As tens of thousands of lecturers and academics took to the picket line in the first day of action, a new YouGov survey revealed that three-in-five students backed their lecturers in the dispute.
And the student support became even clearer when a group of protesters occupied the headquarters of UUK – just 500 yards from Soas - with their banners and drums.
Police officers were called to the Bloomsbury office where they stopped people from entering the front of the building while students were still inside.
One sign in the window of Woburn House called the UUK out for citing their own reports when justifying their contributions to the economy.
But not all students have been as supportive.

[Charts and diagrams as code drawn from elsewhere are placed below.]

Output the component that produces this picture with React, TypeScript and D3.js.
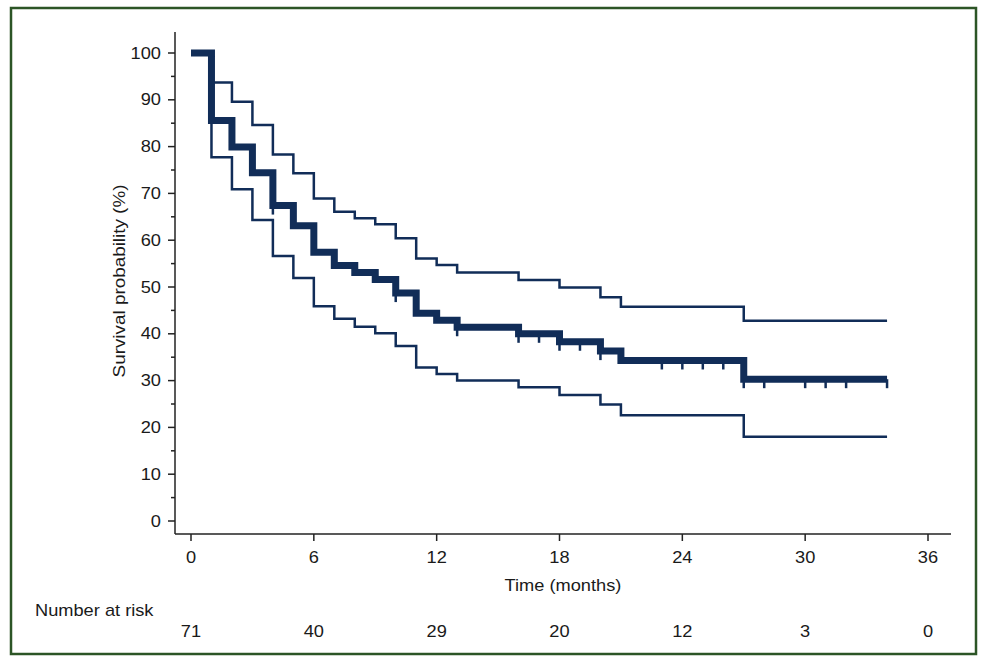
// @ts-nocheck
import React, { useEffect, useRef } from 'react';
import * as d3 from 'd3';

// step times (months) and the Kaplan-Meier estimate with its confidence band
const stepTimes = [0, 1, 2, 3, 4, 5, 6, 7, 8, 9, 10, 11, 12, 13, 16, 18, 20, 21, 27, 34];
const survival = [100, 85.6, 79.9, 74.4, 67.4, 63.1, 57.4, 54.6, 53.1, 51.6, 48.7, 44.4, 42.9, 41.4, 40.0, 38.3, 36.3, 34.3, 30.3, 30.3];
const upperCI = [100, 93.7, 89.6, 84.6, 78.3, 74.3, 68.9, 66.1, 64.7, 63.4, 60.4, 56.1, 54.7, 53.1, 51.5, 49.9, 47.8, 45.8, 42.8, 42.8];
const lowerCI = [100, 77.7, 70.9, 64.3, 56.6, 51.9, 45.9, 43.2, 41.5, 40.1, 37.4, 32.8, 31.4, 30.0, 28.6, 26.9, 24.9, 22.6, 18.0, 18.0];

// censored observations
const censorTimes = [4, 10, 13, 16, 17, 18, 19, 20, 23, 24, 25, 26, 27, 28, 30, 31, 32, 34];

// number at risk table
const xTicks = [0, 6, 12, 18, 24, 30, 36];
const atRisk = [71, 40, 29, 20, 12, 3, 0];

const yMajor = [0, 10, 20, 30, 40, 50, 60, 70, 80, 90, 100];
const yMinor = [5, 15, 25, 35, 45, 55, 65, 75, 85, 95];

const navy = '#112d58';
const font = 'Liberation Sans, Arial, sans-serif';
const stretch = 1.14; // the original type is a bit wider than Arial

export default function App() {
    const ref = useRef(null);

    useEffect(() => {
        const svg = d3.select(ref.current);
        svg.selectAll('*').remove();

        const x = d3.scaleLinear().domain([0, 36]).range([191, 928]);
        const y = d3.scaleLinear().domain([0, 100]).range([521, 53]);

        const label = (sel, tx, ty, anchor) => sel
            .attr('transform', (d, i) => `translate(${tx(d, i)},${ty(d, i)}) scale(${stretch},1)`)
            .attr('text-anchor', anchor)
            .attr('font-family', font).attr('font-size', 16)
            .attr('fill', '#1a1a1a');

        // frame
        svg.append('rect')
            .attr('x', 11).attr('y', 8)
            .attr('width', 965).attr('height', 646)
            .attr('fill', 'white')
            .attr('stroke', '#2c5526')
            .attr('stroke-width', 2.5);

        // axes
        svg.append('line')
            .attr('x1', 175).attr('x2', 175).attr('y1', 32).attr('y2', 534)
            .attr('stroke', '#222').attr('stroke-width', 1.5);
        svg.append('line')
            .attr('x1', 175).attr('x2', 951).attr('y1', 534).attr('y2', 534)
            .attr('stroke', '#222').attr('stroke-width', 1.5);

        const yAxis = svg.append('g');
        yAxis.selectAll('.major').data(yMajor).join('line')
            .attr('x1', 168).attr('x2', 175)
            .attr('y1', d => y(d)).attr('y2', d => y(d))
            .attr('stroke', '#222').attr('stroke-width', 1.5);
        yAxis.selectAll('.minor').data(yMinor).join('line')
            .attr('class', 'minor')
            .attr('x1', 171).attr('x2', 175)
            .attr('y1', d => y(d)).attr('y2', d => y(d))
            .attr('stroke', '#222').attr('stroke-width', 1.5);
        label(yAxis.selectAll('text').data(yMajor).join('text'), () => 161, d => y(d) + 5.5, 'end')
            .text(d => d);

        const xAxis = svg.append('g');
        xAxis.selectAll('line').data(xTicks).join('line')
            .attr('x1', d => x(d)).attr('x2', d => x(d))
            .attr('y1', 534).attr('y2', 541)
            .attr('stroke', '#222').attr('stroke-width', 1.5);
        label(xAxis.selectAll('text').data(xTicks).join('text'), d => x(d), () => 563, 'middle')
            .text(d => d);

        label(svg.append('text'), () => 563, () => 591, 'middle')
            .text('Time (months)');

        svg.append('text')
            .attr('transform', `translate(125, 281) rotate(-90) scale(${stretch + 0.04},1)`)
            .attr('text-anchor', 'middle')
            .attr('font-family', font).attr('font-size', 16)
            .attr('fill', '#1a1a1a')
            .text('Survival probability (%)');

        // number at risk
        label(svg.append('text'), () => 35, () => 616, 'start')
            .text('Number at risk');
        label(svg.append('g').selectAll('text').data(atRisk).join('text'),
            (d, i) => x(xTicks[i]), () => 637, 'middle')
            .text(d => d);

        const line = (vals) => d3.line()
            .curve(d3.curveStepAfter)
            .x((d, i) => x(stepTimes[i]))
            .y(d => y(d))(vals);

        // confidence band
        [upperCI, lowerCI].forEach(vals => {
            svg.append('path')
                .attr('d', line(vals))
                .attr('fill', 'none')
                .attr('stroke', navy)
                .attr('stroke-width', 2.5);
        });

        // survival estimate
        svg.append('path')
            .attr('d', line(survival))
            .attr('fill', 'none')
            .attr('stroke', navy)
            .attr('stroke-width', 7)
            .attr('stroke-linejoin', 'miter');

        // censor marks
        const survAt = (t) => {
            const i = d3.bisectRight(stepTimes, t) - 1;
            return survival[Math.max(0, i)];
        };
        svg.append('g').selectAll('line').data(censorTimes).join('line')
            .attr('x1', d => x(d)).attr('x2', d => x(d))
            .attr('y1', d => y(survAt(d)))
            .attr('y2', d => y(survAt(d)) + 9)
            .attr('stroke', navy)
            .attr('stroke-width', 2.5);
    }, []);

    return (
        <svg ref={ref} width={988} height={664}
            style={{ position: 'absolute', left: 0, top: 0, background: 'white' }} />
    );
}
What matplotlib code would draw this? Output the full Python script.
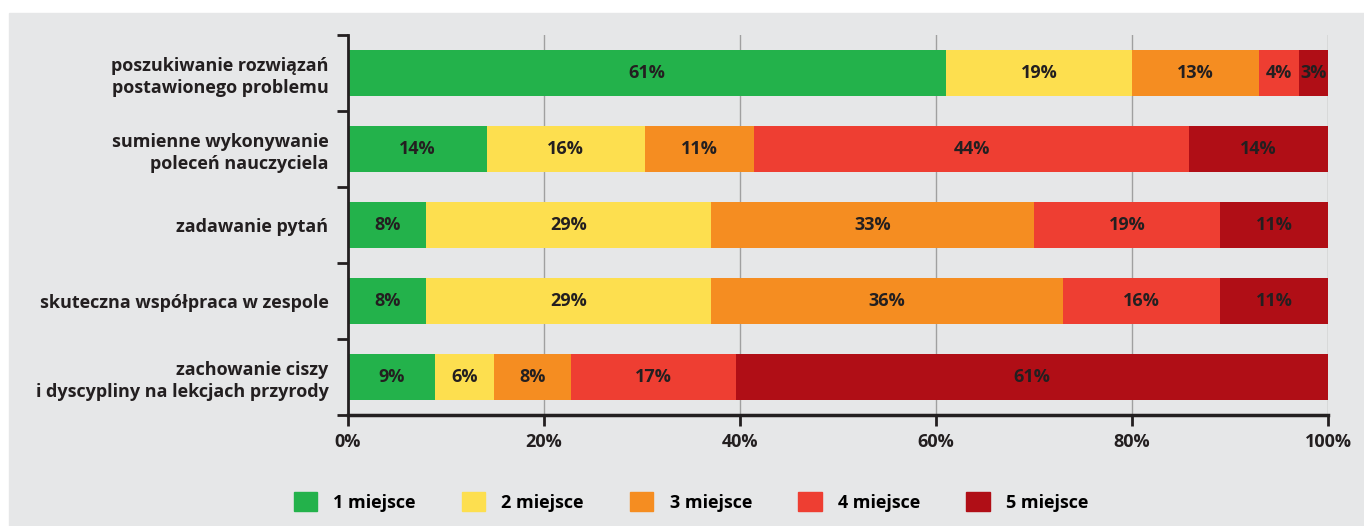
import matplotlib.pyplot as plt
import numpy as np
from matplotlib.patches import Patch, Rectangle

categories = [
    'poszukiwanie rozwiązań\npostawionego problemu',
    'sumienne wykonywanie\npoleceń nauczyciela',
    'zadawanie pytań',
    'skuteczna współpraca w zespole',
    'zachowanie ciszy\ni dyscypliny na lekcjach przyrody',
]
series = ['1 miejsce', '2 miejsce', '3 miejsce', '4 miejsce', '5 miejsce']
place1 = [61, 14, 8, 8, 9]
place2 = [19, 16, 29, 29, 6]
place3 = [13, 11, 33, 36, 8]
place4 = [4, 44, 19, 16, 17]
place5 = [3, 14, 11, 11, 61]
colors = ['#23b24b', '#fddf4f', '#f58d21', '#ee3e32', '#b00e16']
ticks = [0, 20, 40, 60, 80, 100]

plt.rcParams['font.family'] = ['Open Sans', 'DejaVu Sans']
plt.rcParams['font.weight'] = 'bold'
txt = '#231f20'
bg = '#e6e7e8'

data = np.array([place1, place2, place3, place4, place5], dtype=float)
share = data / data.sum(axis=0) * 100

fig = plt.figure(figsize=(13.64, 5.26), dpi=100, facecolor='white')
fig.patches.append(Rectangle((9 / 1364, 0), 1, (526 - 13) / 526,
                             transform=fig.transFigure, color=bg, zorder=-10))
ax = fig.add_axes([348 / 1364, 1 - 415 / 526, 980 / 1364, 380 / 526])
ax.set_facecolor(bg)
ax.patch.set_alpha(0)

y = np.arange(len(categories))
left = np.zeros(len(categories))
for i in range(len(series)):
    ax.barh(y, share[i], left=left, height=0.6, color=colors[i],
            label=series[i], zorder=3)
    for j in range(len(categories)):
        ax.text(left[j] + share[i][j] / 2, y[j], f'{int(data[i][j])}%',
                ha='center', va='center', fontsize=13, color=txt,
                fontweight='bold', zorder=4)
    left += share[i]

ax.set_xlim(0, 100)
ax.set_ylim(len(categories) - 0.5, -0.5)
ax.set_xticks(ticks)
ax.set_xticklabels([f'{t}%' for t in ticks], fontsize=13, color=txt,
                   fontweight='bold')
ax.set_yticks(y)
ax.set_yticklabels(categories, fontsize=13, color=txt, fontweight='bold',
                   linespacing=1.3)
ax.set_yticks(np.arange(-0.5, len(categories)), minor=True)
ax.tick_params(axis='y', which='major', length=0, pad=14)
ax.tick_params(axis='y', which='minor', length=8, width=2, color=txt)
ax.tick_params(axis='x', length=8, width=2, color=txt, pad=5)
ax.grid(axis='x', color='#a0a0a0', linewidth=1, zorder=0)
for s in ['top', 'right']:
    ax.spines[s].set_visible(False)
ax.spines['left'].set_linewidth(2)
ax.spines['left'].set_color(txt)
ax.spines['bottom'].set_linewidth(2.5)
ax.spines['bottom'].set_color(txt)
ax.spines['left'].set_zorder(5)

handles = [Patch(color=c, label=s) for c, s in zip(colors, series)]
fig.legend(handles=handles, loc='center', bbox_to_anchor=(691 / 1364, 1 - 502 / 526),
           ncol=5, frameon=False, fontsize=13, handlelength=1.28,
           handleheight=1.2, handletextpad=0.9, columnspacing=2.57)

fig.savefig('out.png', dpi=100, facecolor='white')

On the Exeter University students’ guild website, some suggested playing Margaret Thatcher speeches to strikers to remind them about the “value of hard work".
Meanwhile, Conservative minister Liz Truss, the Chief Secretary to the Treasury, tweeted her support for “excellent” lecturers who had decided to cross the picket line.
The entrances to the buildings at Soas were lined with people carrying leaflets and placards about the strikes, making it very difficult for academics and students to cross.
Paul O'Connell, a law lecturer at the university, told The Independent the “flawed” pension scheme proposals could “force large numbers of people into poverty”.
He said: “We are taking a stand now on the question of pensions which is important – but it is also part of a bigger fight for many of us, which is about the future of higher education.”
More than 90,000 people have signed online student-led petitions, from 30 different universities, demanding compensation for the loss of teaching hours.
Mr O’Connell added that he thought it was “fair” to ask universities for a refund.